This past summer, I was visiting the New York Botanical Gardens when serendipity struck: this beautiful little creature alighted on a stone railing around the edge of a pool, staying just long enough for me to snap this shot:
I think, though I’m not an expert, that this is a blue dasher, Pachydiplax longipennis.
I don’t usually like close-up photos of insects – they have an eerie, alien feel that I find disturbing. (I admit it, I’m a mammal chauvinist.) But this one is one of the rare exceptions. Looking at it again, it’s hard for me not to feel admiration for this sleek, graceful creature.
With its iridescent blue scales, its impossibly frail and transparent wings, its delicate jointed legs, it scarcely seems to belong to nature at all. It looks almost like a device, a tiny whirring clockwork machine made by some detail-obsessed jeweler – except, of course, that we humans haven’t yet learned to make machines of such fine and precise workmanship, nor any that pack so many marvelous capabilities into such a small package.

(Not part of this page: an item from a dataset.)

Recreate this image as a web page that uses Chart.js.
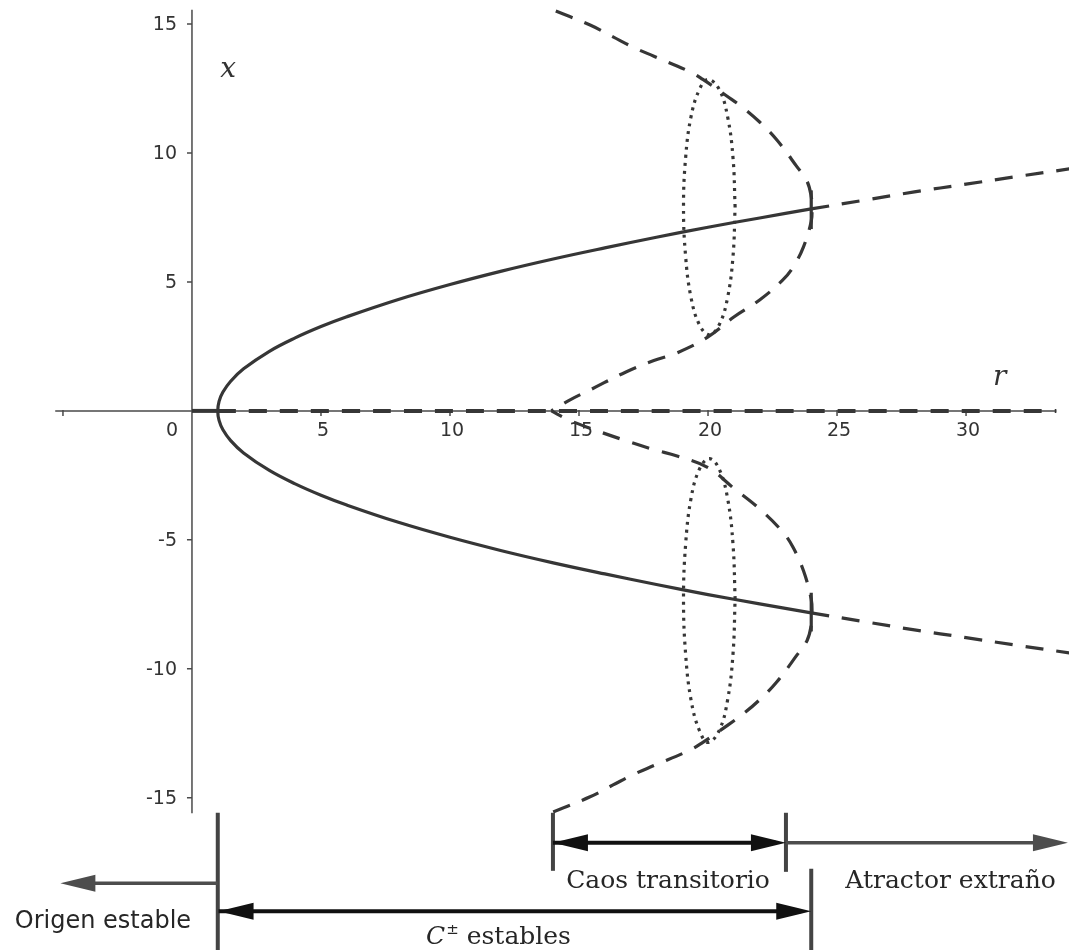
<!DOCTYPE html>
<html>
<head>
<meta charset="utf-8">
<script src="https://cdn.jsdelivr.net/npm/chart.js@4/dist/chart.umd.min.js"></script>
<style>
  html, body { margin: 0; padding: 0; background: #fff; }
  #wrap { width: 1069px; height: 950px; position: relative; }
</style>
</head>
<body>
<div id="wrap"><canvas id="bif"></canvas></div>
<script>
// Lorenz system, fixed points and cycles against r (sigma = 10, b = 8/3)

// origin: stable up to r = 1, unstable after
const rOriginStable = [0, 1];
const xOriginStable = [0, 0];
const rOriginUnstable = [1, 33.5];
const xOriginUnstable = [0, 0];

// C- / C+ stable branch, from the C- tip round r = 1 to the C+ tip
const rStable = [24, 22, 20, 18, 16, 14, 12, 10, 8, 6, 5, 4, 3, 2, 1.5, 1.2, 1.05, 1,
                 1.05, 1.2, 1.5, 2, 3, 4, 5, 6, 8, 10, 12, 14, 16, 18, 20, 22, 24];
const xStable = [-7.83, -7.48, -7.12, -6.73, -6.32, -5.89, -5.42, -4.9, -4.32, -3.65, -3.27, -2.83, -2.31, -1.63, -1.15, -0.73, -0.37, 0,
                 0.37, 0.73, 1.15, 1.63, 2.31, 2.83, 3.27, 3.65, 4.32, 4.9, 5.42, 5.89, 6.32, 6.73, 7.12, 7.48, 7.83];

// C+ and C- past the Hopf point (unstable)
const rUnstable = [24, 26, 28, 30, 32, 34];
const xUnstableUp = [7.83, 8.16, 8.49, 8.79, 9.09, 9.38];
const xUnstableDown = [-7.83, -8.16, -8.49, -8.79, -9.09, -9.38];

// unstable cycles born at the homoclinic point r = 13.93
const rCycleUp = [14.1, 15.43, 16.32, 17.1, 17.9, 19.3, 19.8, 20.74, 21.36, 22.0, 22.67, 23.45, 23.84, 24.0, 24.03,
                  24.0, 23.7, 23.3, 22.9, 22.0, 21.0, 20.0, 18.8, 17.9, 16.8, 15.5, 14.6, 13.93];
const xCycleUp = [15.5, 14.96, 14.5, 14.1, 13.75, 13.15, 12.85, 12.2, 11.75, 11.2, 10.5, 9.46, 8.9, 8.3, 7.8,
                  7.35, 6.36, 5.58, 5.08, 4.3, 3.64, 2.87, 2.25, 1.95, 1.5, 0.85, 0.4, 0];
const rCycleDown = [14.0, 15.43, 16.32, 17.1, 17.9, 19.3, 19.8, 20.74, 21.36, 22.0, 22.67, 23.45, 23.84, 24.0, 24.03,
                    24.0, 23.7, 23.3, 22.9, 22.0, 21.0, 20.0, 18.8, 17.9, 16.8, 15.5, 14.6, 13.93];
const xCycleDown = [-15.55, -14.96, -14.5, -14.1, -13.75, -13.15, -12.85, -12.2, -11.75, -11.2, -10.5, -9.46, -8.9, -8.3, -7.8,
                    -7.3, -6.2, -5.3, -4.7, -3.8, -3.0, -2.2, -1.75, -1.5, -1.15, -0.7, -0.35, 0];

// transient-chaos loops (dotted)
const rLoopUp = [21.05, 20.97, 20.76, 20.43, 20.0, 19.67, 19.34, 19.13, 19.05, 19.13, 19.34, 19.67, 20.05, 20.43, 20.76, 20.97, 21.05];
const xLoopUp = [7.9, 9.79, 11.4, 12.47, 12.85, 12.47, 11.4, 9.79, 7.9, 6.01, 4.4, 3.33, 2.95, 3.33, 4.4, 6.01, 7.9];
const rLoopDown = [21.05, 20.97, 20.76, 20.43, 20.05, 19.67, 19.34, 19.13, 19.05, 19.13, 19.34, 19.67, 20.0, 20.43, 20.76, 20.97, 21.05];
const xLoopDown = [-7.3, -5.2, -3.4, -2.25, -1.85, -2.25, -3.4, -5.2, -7.3, -9.4, -11.2, -12.4, -12.85, -12.4, -11.2, -9.4, -7.3];

// axis ticks
const xTicks = [-5, 5, 10, 15, 20, 25, 30];
const xTickLabels = ['', '5', '10', '15', '20', '25', '30'];
const yTicks = [15, 10, 5, -5, -10, -15];
const yTickLabels = ['15', '10', '5', '-5', '-10', '-15'];

// regimes along r, drawn under the plot
const regimeBars = [
  { r: 1, from: -15.58, to: -21 },
  { r: 13.99, from: -15.58, to: -17.83 },
  { r: 23.02, from: -15.58, to: -17.87 },
  { r: 24, from: -17.75, to: -21 }
];
const regimeArrows = [
  { from: 1, to: -5.1, y: -18.31, color: '#4d4d4d', width: 3.5, heads: 'end' },
  { from: 1.03, to: 24, y: -19.4, color: '#111', width: 4, heads: 'both' },
  { from: 13.99, to: 23.02, y: -16.74, color: '#111', width: 4, heads: 'both' },
  { from: 23.02, to: 33.95, y: -16.74, color: '#4d4d4d', width: 3.5, heads: 'end' }
];
const regimeLabels = [
  { text: 'Origen estable', r: -3.45, y: -20.03, font: '24px "DejaVu Sans"' },
  { text: 'Caos transitorio', r: 18.45, y: -18.5, font: '25px "DejaVu Serif"' },
  { text: 'Atractor extraño', r: 29.4, y: -18.5, font: '25px "DejaVu Serif"' }
];

const X_MIN = -7.44, X_MAX = 33.99;
const Y_MIN = -20.9, Y_MAX = 15.93;
const LINE = '#363636';
const AXIS = '#4a4a4a';
const DASH = [18, 13];

function pts(rs, xs) {
  return rs.map((r, i) => ({ x: r, y: xs[i] }));
}

function curve(rs, xs, dash, width) {
  return {
    data: pts(rs, xs),
    showLine: true,
    borderColor: LINE,
    borderWidth: width || 3.2,
    borderDash: dash || [],
    pointRadius: 0,
    tension: 0.4,
    fill: false
  };
}

const datasets = [
  curve(rOriginStable, xOriginStable, [], 4),
  curve(rOriginUnstable, xOriginUnstable, DASH, 4),
  curve(rStable, xStable),
  curve(rUnstable, xUnstableUp, DASH),
  curve(rUnstable, xUnstableDown, DASH),
  curve(rCycleUp, xCycleUp, DASH),
  curve(rCycleDown, xCycleDown, DASH),
  curve(rLoopUp, xLoopUp, [3, 5]),
  curve(rLoopDown, xLoopDown, [3, 5]),
  // the cycles meet C+ / C- here
  curve([24, 24], [8.55, 7.05]),
  curve([24, 24], [-8.55, -7.05])
];
for (const b of regimeBars) {
  const d = curve([b.r, b.r], [b.from, b.to], [], 4);
  d.borderColor = '#444';
  datasets.push(d);
}

const crossAxes = {
  id: 'crossAxes',
  beforeDatasetsDraw(chart) {
    const { ctx, scales: { x, y } } = chart;
    const px = v => x.getPixelForValue(v);
    const py = v => y.getPixelForValue(v);
    ctx.save();
    ctx.strokeStyle = AXIS;
    ctx.lineWidth = 1.5;
    ctx.beginPath();
    ctx.moveTo(px(-5.3), py(0));
    ctx.lineTo(px(33.5), py(0));
    ctx.moveTo(px(0), py(15.55));
    ctx.lineTo(px(0), py(-15.6));
    for (const t of xTicks) {
      ctx.moveTo(px(t), py(0) - 1);
      ctx.lineTo(px(t), py(0) + 5);
    }
    for (const t of yTicks) {
      ctx.moveTo(px(0) - 5, py(t));
      ctx.lineTo(px(0), py(t));
    }
    ctx.stroke();

    ctx.fillStyle = '#333';
    ctx.font = '19px "DejaVu Sans"';
    ctx.textAlign = 'center';
    ctx.textBaseline = 'top';
    xTicks.forEach((t, i) => ctx.fillText(xTickLabels[i], px(t) + 2, py(0) + 11));
    ctx.fillText('0', px(0) - 20, py(0) + 11);
    ctx.textAlign = 'right';
    ctx.textBaseline = 'middle';
    yTicks.forEach((t, i) => ctx.fillText(yTickLabels[i], px(0) - 15, py(t) + 1));

    ctx.font = 'italic 28px "DejaVu Serif"';
    ctx.textAlign = 'center';
    ctx.textBaseline = 'alphabetic';
    ctx.fillText('x', px(1.4), py(12.95));
    ctx.fillText('r', px(31.3), py(1.0));
    ctx.restore();
  }
};

function arrowHead(ctx, tipX, tipY, dir, len, half) {
  ctx.beginPath();
  ctx.moveTo(tipX, tipY);
  ctx.lineTo(tipX - dir * len, tipY - half);
  ctx.lineTo(tipX - dir * len, tipY + half);
  ctx.closePath();
  ctx.fill();
}

const regimes = {
  id: 'regimes',
  afterDatasetsDraw(chart) {
    const { ctx, scales: { x, y } } = chart;
    const px = v => x.getPixelForValue(v);
    const py = v => y.getPixelForValue(v);
    ctx.save();
    for (const a of regimeArrows) {
      const x0 = px(a.from), x1 = px(a.to), yy = py(a.y);
      const dir = Math.sign(x1 - x0);
      ctx.strokeStyle = a.color;
      ctx.fillStyle = a.color;
      ctx.lineWidth = a.width;
      ctx.beginPath();
      ctx.moveTo(x0, yy);
      ctx.lineTo(x1 - dir * 10, yy);
      ctx.stroke();
      arrowHead(ctx, x1, yy, dir, 35, 8.5);
      if (a.heads === 'both') arrowHead(ctx, x0, yy, -dir, 35, 8.5);
    }

    ctx.fillStyle = '#262626';
    ctx.textAlign = 'center';
    ctx.textBaseline = 'alphabetic';
    for (const l of regimeLabels) {
      ctx.font = l.font;
      ctx.fillText(l.text, px(l.r), py(l.y));
    }

    // C^{\pm} estables
    const base = py(-20.66);
    ctx.font = 'italic 25px "DejaVu Serif"';
    const wC = ctx.measureText('C').width;
    ctx.font = '15px "DejaVu Serif"';
    const wPm = ctx.measureText('±').width;
    ctx.font = '25px "DejaVu Serif"';
    const wRest = ctx.measureText(' estables').width;
    let cx = px(11.86) - (wC + wPm + wRest) / 2;
    ctx.textAlign = 'left';
    ctx.font = 'italic 25px "DejaVu Serif"';
    ctx.fillText('C', cx, base);
    cx += wC + 1;
    ctx.font = '15px "DejaVu Serif"';
    ctx.fillText('±', cx, base - 10);
    cx += wPm;
    ctx.font = '25px "DejaVu Serif"';
    ctx.fillText(' estables', cx, base);
    ctx.restore();
  }
};

new Chart(document.getElementById('bif'), {
  type: 'scatter',
  data: { datasets },
  options: {
    responsive: true,
    maintainAspectRatio: false,
    animation: false,
    layout: { padding: 0 },
    plugins: { legend: { display: false }, tooltip: { enabled: false } },
    scales: {
      x: { type: 'linear', min: X_MIN, max: X_MAX, display: false },
      y: { type: 'linear', min: Y_MIN, max: Y_MAX, display: false }
    }
  },
  plugins: [crossAxes, regimes]
});
</script>
</body>
</html>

So much of its head is taken up by those huge, gorgeous compound eyes, it seems it has scarcely any room for a brain to process the information they take in. Yet dragonflies have keen eyesight, and are blurringly fast and acrobatic fliers – and imagine how well-tuned their organs of balance must be, to control their pitch, roll and yaw in three-dimensional space at such speeds, a task that would overwhelm a human vestibular system. And though they seem so clumsy, so fragile – adult dragonflies can only fly, not walk, and their wings can’t be folded in like a beetle’s but must be held out at all times – on their own small scale, they are fearsome and effective predators. And of course, like all living things, dragonflies have one more astounding ability that human-designed devices can’t match: they can make copies of themselves from the raw materials of their environment!
All in all, despite all our brains, we humans can’t create anything nearly as clever, as intricate, as adaptable, or as beautiful as a dragonfly. But we shouldn’t feel too bad: when it comes to forging machines, we’ve had barely a few hundred years of practice. Evolution has had hundreds of millions of years to refine its designs, to hone and sharpen them against the ruthless grindstone of natural selection. With that much of a head start, and with all the resources of a planet to use for trial and error, it’s no wonder that even this blind algorithm produces results of a beauty and craftsmanship we can’t match.
And yet, the stunning truth is that we ourselves are products of the same evolutionary process. Look at your hands, your arms, and imagine tens of millions of years of natural selection pushing and tugging on them like a sculptor kneading clay, slowly molding flesh and bone into new shapes. Imagine the skeins of DNA coiled in your cells, woven out of evolution like a tapestry from a loom. Imagine the unbroken chain of your ancestors stretching back into the misty recesses of time, each one only subtly different from the last – but even subtle changes add up, until you reach a point, untold millions of generations ago, where the ancestral lines of human and dragonfly merge into the same track.
This knowledge should fill us with awe. The fact of universal common descent via evolution means that I and this glittering blue dragonfly, no matter how distant the links, are related. When I snapped that picture, it was a family reunion, of sorts – and the admiration I felt for its intricacy and beauty is the same kind of admiration I’d feel for any talented relative whose glory reflects, even if only a little, on his siblings and cousins.
The human species is like a hiker who, having scaled a long and arduous path, can finally stop at a vantage point and look back on the journey he’s taken. Looking out across the landscape, we can see our fellow travelers, each one taking a different course from all the rest, all of them spreading out from a single point of origin in the far distance. Why should we not feel a sense of kinship for all the other beings who are traversing life’s winding, contingent paths along with us? And why should we not marvel all the more that our astonishing existence is not the result of deliberate planning, but of a glorious, messy, freewheeling cauldron of chance?